Short Signals are about ideas and findings
that arise in physics and cosmology, plus our questions and reactions
about them.
Magical
Waves and Spins
I think it safe
to say there must be dozens of erudite wave definitions in the literature
of modern science. I don't see how it could benefit the reader for
me to pick out a few here that seem particularly insufficient. But
I can at least agree with the scientists who seem to admit there is
not one definition that is found to be altogether satisfactory.
At the core
of my discomfiture is what I think of as the Wave Basket. Of course
there are a number of circumstances in physics where the word wave
has become acceptable. But in particle physics there has been no shortage
of instances, in theory and in practice, where somebody who is lacking
a distinct cause for a desired result simply reaches into the Wave
Basket for a wave idea that is suggestive but vague enough to discourage
challenge.
I have just
been sent some material containing what appears to be a thoughtful
definition of a wave. But the source is not given. Here is the definition,
paraphrased of course:
Waves are
ways to accomplish the transfer of energy from one point in space
to another, without requiring a particle. For example, light and
sound travel in that manner. A wave itself can be defined as an
oscillation or movement that transfers energy.
Isn't that simple
and direct and likeable? I could be forgiven for asking "Oscillation
of what?" Or "Movement of what?" After all, people
have been asking scientists those questions for generations. But I
don't really need to know "what" until we get into the inside
of an electron.
Putting aside
Who, and Where, and with What Support, let me just say that in recent
months -- two or three years, actually -- the literature of particle
physics gives evidence of having turned aside from certain teachings
that used to make up what elements of the electron were termed attributes.
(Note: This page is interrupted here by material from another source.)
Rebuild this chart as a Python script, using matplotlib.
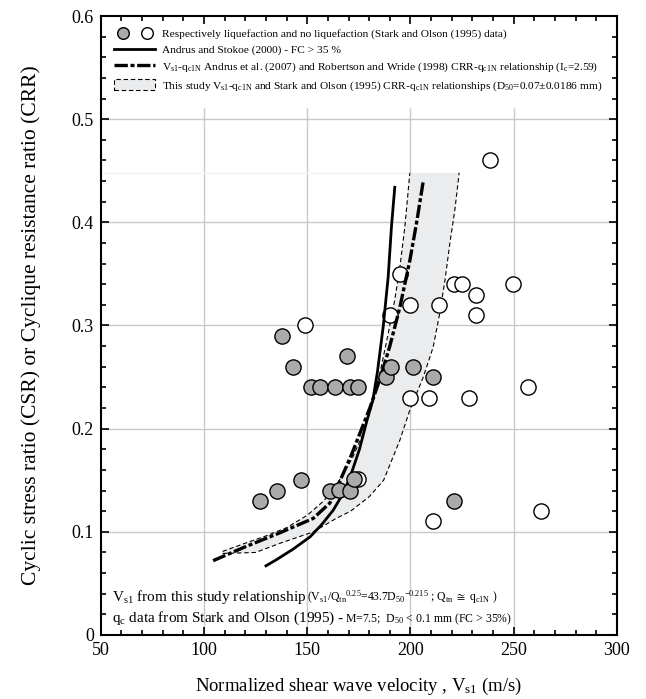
import numpy as np
import matplotlib
matplotlib.use("Agg")
from matplotlib import pyplot as plt
from matplotlib.legend_handler import HandlerTuple
from matplotlib.patches import Polygon, Rectangle
from matplotlib.ticker import MultipleLocator

plt.rcParams['font.family'] = ['Liberation Serif', 'DejaVu Serif']
plt.rcParams['mathtext.fontset'] = 'custom'
plt.rcParams['mathtext.rm'] = 'Liberation Serif'
plt.rcParams['mathtext.it'] = 'Liberation Serif:italic'
plt.rcParams['mathtext.fallback'] = 'stix'

# liquefaction (grey) / no liquefaction (white), Stark and Olson (1995)
liq_vs = [127.0, 135.3, 146.9, 138.0, 142.9, 152.0, 156.1, 163.6, 170.7, 174.5,
          169.3, 160.9, 165.5, 170.6, 172.6, 188.3, 190.7, 201.3, 211.0, 221.0]
liq_csr = [0.130, 0.140, 0.150, 0.290, 0.260, 0.240, 0.240, 0.240, 0.240, 0.240,
           0.270, 0.140, 0.141, 0.140, 0.151, 0.250, 0.260, 0.260, 0.250, 0.130]
noliq_vs = [149.0, 174.5, 190.0, 194.9, 199.8, 214.0, 221.0, 224.8, 231.6, 231.5,
            249.8, 238.5, 199.7, 209.1, 228.2, 257.0, 210.7, 263.0]
noliq_csr = [0.300, 0.151, 0.310, 0.350, 0.320, 0.320, 0.340, 0.340, 0.330, 0.310,
             0.340, 0.460, 0.230, 0.230, 0.230, 0.240, 0.110, 0.120]

# Andrus and Stokoe (2000) - FC > 35 %
as_vs = [130.0, 135.1, 143.0, 151.3, 157.0, 162.6, 167.0, 170.6, 175.3, 178.8,
         181.8, 184.0, 186.8, 189.2, 190.8, 192.4]
as_crr = [0.067, 0.073, 0.083, 0.095, 0.107, 0.121, 0.136, 0.152, 0.180, 0.207,
          0.228, 0.255, 0.299, 0.347, 0.396, 0.434]

# Andrus et al. (2007) + Robertson and Wride (1998), Ic=2.59
rw_vs = [104.4, 120.6, 136.7, 152.9, 161.0, 166.0, 171.5, 176.0, 180.3, 185.2,
         190.0, 194.9, 199.7, 203.0, 206.2]
rw_crr = [0.072, 0.086, 0.099, 0.113, 0.128, 0.150, 0.175, 0.198, 0.220, 0.248,
          0.280, 0.318, 0.363, 0.400, 0.440]

# this study band
up_vs = [109.0, 120.0, 130.0, 140.0, 150.0, 158.0, 165.0, 172.0, 177.0, 181.2,
         185.2, 189.2, 192.4, 194.9, 197.3, 199.7]
up_crr = [0.081, 0.089, 0.096, 0.104, 0.116, 0.130, 0.148, 0.172, 0.195, 0.221,
          0.254, 0.292, 0.325, 0.357, 0.396, 0.448]
lo_vs = [109.0, 125.0, 137.0, 153.0, 164.0, 171.0, 180.0, 187.0, 194.9, 199.7,
         206.2, 211.0, 214.2, 216.8, 219.1, 221.5, 223.6]
lo_crr = [0.079, 0.080, 0.089, 0.100, 0.113, 0.120, 0.134, 0.150, 0.189, 0.218,
          0.250, 0.279, 0.312, 0.345, 0.380, 0.412, 0.448]

grid_x = [100, 150, 200, 250]
grid_y = [0.1, 0.2, 0.3, 0.4, 0.5]
grid_top = 0.511  # gridlines stop under the legend block

fig = plt.figure(figsize=(6.46, 6.99), dpi=100)
ax = fig.add_axes([0.156, 0.0916, 0.799, 0.8855])

ax.set_xlim(50, 300)
ax.set_ylim(0, 0.6)
ax.xaxis.set_major_locator(MultipleLocator(50))
ax.xaxis.set_minor_locator(MultipleLocator(10))
ax.yaxis.set_minor_locator(MultipleLocator(0.02))
ax.set_yticks(np.arange(0, 0.61, 0.1))
ax.set_yticklabels(['0', '0.1', '0.2', '0.3', '0.4', '0.5', '0.6'])
ax.tick_params(which='both', direction='in', top=True, right=True, labelsize=13, width=1.2)
ax.tick_params(which='major', length=6, pad=5)
ax.tick_params(which='minor', length=3.5)
for s in ax.spines.values():
    s.set_linewidth(1.5)

ax.vlines(grid_x, 0, grid_top, color='#c8c8c8', lw=1.0, zorder=0.5)
ax.hlines(grid_y, 50, 300, color='#c8c8c8', lw=1.0, zorder=0.5)

# band
band_pts = list(zip(up_vs, up_crr)) + list(zip(lo_vs[::-1], lo_crr[::-1]))
ax.add_patch(Polygon(band_pts, closed=True, facecolor='#ebeced', edgecolor='none', zorder=1))
ax.plot([50, up_vs[-1]], [up_crr[-1], up_crr[-1]], color='#f3f3f3', lw=1, zorder=1)
ax.plot(up_vs, up_crr, color='k', lw=0.8, dashes=(4, 2.5), zorder=2)
ax.plot(lo_vs, lo_crr, color='k', lw=0.8, dashes=(4, 2.5), zorder=2)

ax.scatter(noliq_vs, noliq_csr, s=120, facecolor='white', edgecolor='k', lw=1.0, zorder=3)
ln_as, = ax.plot(as_vs, as_crr, color='k', lw=2.0, zorder=4)
ln_rw, = ax.plot(rw_vs, rw_crr, color='k', lw=2.4, dashes=(4, 0.8, 1.2, 0.8), zorder=4)
ax.scatter(liq_vs, liq_csr, s=120, facecolor='#aaaaaa', edgecolor='k', lw=1.0, zorder=5)

h_liq = ax.scatter([], [], s=70, facecolor='#aaaaaa', edgecolor='k', lw=1.0)
h_no = ax.scatter([], [], s=70, facecolor='white', edgecolor='k', lw=1.0)
h_band = Rectangle((0, 0), 1, 1, facecolor='#ebeced', edgecolor='k', lw=0.8, ls=(0, (4, 2.5)))
leg = ax.legend([(h_liq, h_no), ln_as, ln_rw, h_band],
                ['Respectively liquefaction and no liquefaction (Stark and Olson (1995) data)',
                 'Andrus and Stokoe (2000) - FC > 35 %',
                 r'V$_{\rm s1}$-q$_{\rm c1N}$ Andrus et al. (2007) and Robertson and Wride (1998) CRR-q$_{\rm c1N}$ relationship (I$_{\rm c}$=2.59)',
                 r'This study V$_{\rm s1}$-q$_{\rm c1N}$ and Stark and Olson (1995) CRR-q$_{\rm c1N}$ relationships (D$_{50}$=0.07$\pm$0.0186 mm)'],
                handler_map={tuple: HandlerTuple(ndivide=None, pad=0.6)},
                loc='upper left', bbox_to_anchor=(0.012, 0.993), frameon=False,
                fontsize=8.2, handlelength=3.6, handleheight=1.0, labelspacing=0.45,
                handletextpad=0.6, borderaxespad=0.25)
leg.set_zorder(7)

# bottom notes
t1 = ax.text(0.022, 0.055, r'V$_{\rm s1}$ from this study relationship ', transform=ax.transAxes,
             fontsize=11, va='baseline', zorder=7)
ax.annotate(r'(V$_{\rm s1}$/Q$_{\rm tn}$$^{0.25}$=43.7D$_{50}$$^{-0.215}$ ; Q$_{\rm tn}$ $\cong$ q$_{\rm c1N}$ )',
            xy=(1, 0), xycoords=t1, fontsize=8.5, va='bottom', zorder=7)
t2 = ax.text(0.022, 0.021, r'q$_{\rm c}$ data from Stark and Olson (1995) - ', transform=ax.transAxes,
             fontsize=11, va='baseline', zorder=7)
ax.annotate(r'M=7.5;  D$_{50}$ < 0.1 mm (FC > 35%)',
            xy=(1, 0), xycoords=t2, fontsize=8.5, va='bottom', zorder=7)

ax.set_xlabel(r'Normalized shear wave velocity , V$_{\rm s1}$ (m/s)', fontsize=13.5, labelpad=12)
ax.set_ylabel('Cyclic stress ratio (CSR) or Cyclique resistance ratio (CRR)', fontsize=15.5, labelpad=22)

fig.savefig('out.png', dpi=100)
Some are now hard to recognize.
One such element
was the point-particle concept: The electron was basically a point
without size or shape, but with a determinable position in space.
The electron possessed spin as an attribute, regardless of the old-fashioned
idea that a dimensionless point can't engage in spinful activity.
But it legitimately
could if a second such point could somehow
be involved in the electron's structure. But sadly, the electron in
those days was thought to have no structure.
Physics was admittedly too busy adding new discoveries to the particle
list to take on such a project. But I had begun trying to do so.
Now, according
to articles being published during the past year at least, the promising
concepts of Supersymmetry have apparently gone into waiting, and accounts
of electron structure still give that only the one point -- plus
some waves.
I have attempted
to cover this subject in the Metaparticle Theory to the degree available
to a mathless amateur. In four years our hits and downloading statistics
have grown steadily and reached averages well beyond our expectations;
but we realize what a disadvantage an undiscovered "second point-pole"
would be to particle physics at this time.
But now comes
something that really dismays us. It concerns the concept of getting
along with only one point-particle in the electron. This is allowed
to possess spin -- without having a single dimension. Furthermore,
there is not the wispiest mention of a second dimension required to
supply exterior structural rotation.
What amazes
us most is that somehow there has been bestowed upon this creative
work something they call intrinsic angular momentum.
I can only say
I will never make it to a hundred if they keep up this sort of magic.
Perhaps you'd have to be an octogenarian also to remember this, but
angular momentum was once called centrifugal force.
You know -- whirl a weighted rope over your head and what keeps the
weight sticking straight out there? Now it's called angular momentum.
But why strain yourself acting like a cowboy? Let science do the work.
With the help of intrinsic angular momentum, the rope should
be able to whirl itself around.
How forward-thinking
they were, back when they changed the name: Say "intrinsic angular
momentum" and it all sounds vaguely unlikely -- but scientific
-- to the non-professional science reader. But if what they were saying
was "intrinsic centrifugal force", we would all jubilate
and say "Wow! How unlikely is it possible to get?"